Leaving out every picture, retype the lines below from the top through the one that contains "const AXIS = '#5a5a5a';".

──────── DATA BLOCK

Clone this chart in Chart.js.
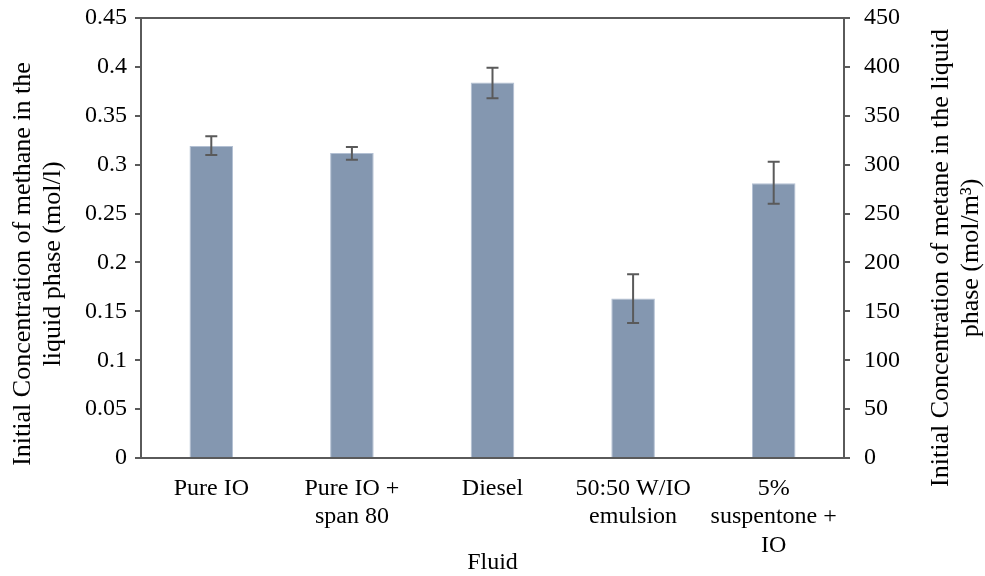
<!DOCTYPE html>
<html>
<head>
<meta charset="utf-8">
<script src="https://cdn.jsdelivr.net/npm/chart.js@4"></script>
<style>
  html, body { margin: 0; padding: 0; background: #ffffff; }
  #wrap { width: 985px; height: 576px; position: relative; }
</style>
</head>
<body>
<div id="wrap"><canvas id="chart"></canvas></div>
<script>
// ---- データ ----
const fluids = [
    ['Pure IO'],
    ['Pure IO +', 'span 80'],
    ['Diesel'],
    ['50:50 W/IO', 'emulsion'],
    ['5%', 'suspentone +', 'IO'],
];
const concentration = [0.319, 0.312, 0.384, 0.163, 0.281];   // mol/l
const errLow = [0.310, 0.305, 0.368, 0.138, 0.260];
const errHigh = [0.329, 0.318, 0.399, 0.188, 0.303];

const leftTitle = ['Initial Concentration of methane in the', 'liquid phase (mol/l)'];
const rightTitle = ['Initial Concentration of metane in the liquid', 'phase (mol/m\u00B3)'];
const xTitle = 'Fluid';

const FONT = "'Liberation Serif', 'Times New Roman', serif";
const AXIS = '#5a5a5a';

// エラーバーと軸タイトル
const extrasPlugin = {
    id: 'extras',
    afterDatasetsDraw(chart) {
        const ctx = chart.ctx;
        const meta = chart.getDatasetMeta(0);
        const y = chart.scales.y;
        ctx.save();
        ctx.strokeStyle = AXIS;
        ctx.lineWidth = 2;
        meta.data.forEach((bar, i) => {
            const yl = y.getPixelForValue(errLow[i]);
            const yh = y.getPixelForValue(errHigh[i]);
            ctx.beginPath();
            ctx.moveTo(bar.x, yl); ctx.lineTo(bar.x, yh);
            ctx.moveTo(bar.x - 6, yl); ctx.lineTo(bar.x + 6, yl);
            ctx.moveTo(bar.x - 6, yh); ctx.lineTo(bar.x + 6, yh);
            ctx.stroke();
        });
        ctx.restore();
    },
    afterDraw(chart) {
        const ctx = chart.ctx;
        const area = chart.chartArea;
        ctx.save();
        // 上枠
        ctx.strokeStyle = AXIS;
        ctx.lineWidth = 2;
        ctx.beginPath();
        ctx.moveTo(area.left - 6, area.top);
        ctx.lineTo(area.right + 6, area.top);
        ctx.stroke();

        ctx.fillStyle = '#000';
        ctx.textAlign = 'center';
        ctx.textBaseline = 'middle';
        ctx.font = `26px ${FONT}`;
        // 左タイトル
        ctx.save();
        ctx.translate(0, 264);
        ctx.rotate(-Math.PI / 2);
        ctx.fillText(leftTitle[0], 0, 23);
        ctx.fillText(leftTitle[1], 0, 53);
        ctx.restore();
        // 右タイトル
        ctx.save();
        ctx.translate(0, 258);
        ctx.rotate(-Math.PI / 2);
        ctx.fillText(rightTitle[0], 0, 941);
        ctx.fillText(rightTitle[1], 0, 971);
        ctx.restore();
        // X タイトル
        ctx.font = `24px ${FONT}`;
        ctx.fillText(xTitle, (area.left + area.right) / 2, 563);
        ctx.restore();
    }
};

const fitY = s => { s.width = 141; s.paddingTop = 0; s.paddingBottom = 0; };

new Chart(document.getElementById('chart'), {
    type: 'bar',
    data: {
        labels: fluids,
        datasets: [{
            data: concentration,
            backgroundColor: '#8497b0',
            borderColor: '#b3c0d3',
            borderWidth: 1,
            categoryPercentage: 1,
            barPercentage: 0.31,
            yAxisID: 'y',
        }],
    },
    options: {
        responsive: true,
        maintainAspectRatio: false,
        animation: false,
        layout: { padding: { top: 18, left: 0, right: 0, bottom: 0 } },
        plugins: { legend: { display: false }, tooltip: { enabled: false } },
        scales: {
            x: {
                afterFit: s => { s.height = 118; s.paddingLeft = 0; s.paddingRight = 0; },
                grid: { display: false },
                border: { display: true, color: AXIS, width: 2 },
                ticks: { color: '#000', font: { family: FONT, size: 24 }, padding: 8, maxRotation: 0 },
            },
            y: {
                position: 'left',
                min: 0, max: 0.45,
                afterFit: fitY,
                grid: { drawOnChartArea: false, drawTicks: true, tickLength: 6, color: AXIS, lineWidth: 2 },
                border: { display: true, color: AXIS, width: 2 },
                ticks: { stepSize: 0.05, color: '#000', padding: 8, font: { family: FONT, size: 24 },
                    callback: v => String(Math.round(v * 100) / 100) },
            },
            y2: {
                position: 'right',
                min: 0, max: 450,
                afterFit: fitY,
                grid: { drawOnChartArea: false, drawTicks: true, tickLength: 6, color: AXIS, lineWidth: 2 },
                border: { display: true, color: AXIS, width: 2 },
                ticks: { stepSize: 50, color: '#000', padding: 14, font: { family: FONT, size: 24 } },
            },
        },
    },
    plugins: [extrasPlugin],
});
</script>
</body>
</html>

────────────────

__SOLVED EXERCISE__.
Clone this chart in Chart.js.
<!DOCTYPE html>
<html>
<head>
<meta charset="utf-8">
<script src="https://cdn.jsdelivr.net/npm/chart.js@4"></script>
<style>
  html, body { margin: 0; padding: 0; background: #ffffff; }
  #wrap { width: 985px; height: 576px; position: relative; }
</style>
</head>
<body>
<div id="wrap"><canvas id="chart"></canvas></div>
<script>
// ---- データ ----
const fluids = [
    ['Pure IO'],
    ['Pure IO +', 'span 80'],
    ['Diesel'],
    ['50:50 W/IO', 'emulsion'],
    ['5%', 'suspentone +', 'IO'],
];
const concentration = [0.319, 0.312, 0.384, 0.163, 0.281];   // mol/l
const errLow = [0.310, 0.305, 0.368, 0.138, 0.260];
const errHigh = [0.329, 0.318, 0.399, 0.188, 0.303];

const leftTitle = ['Initial Concentration of methane in the', 'liquid phase (mol/l)'];
const rightTitle = ['Initial Concentration of metane in the liquid', 'phase (mol/m\u00B3)'];
const xTitle = 'Fluid';

const FONT = "'Liberation Serif', 'Times New Roman', serif";
const AXIS = '#5a5a5a';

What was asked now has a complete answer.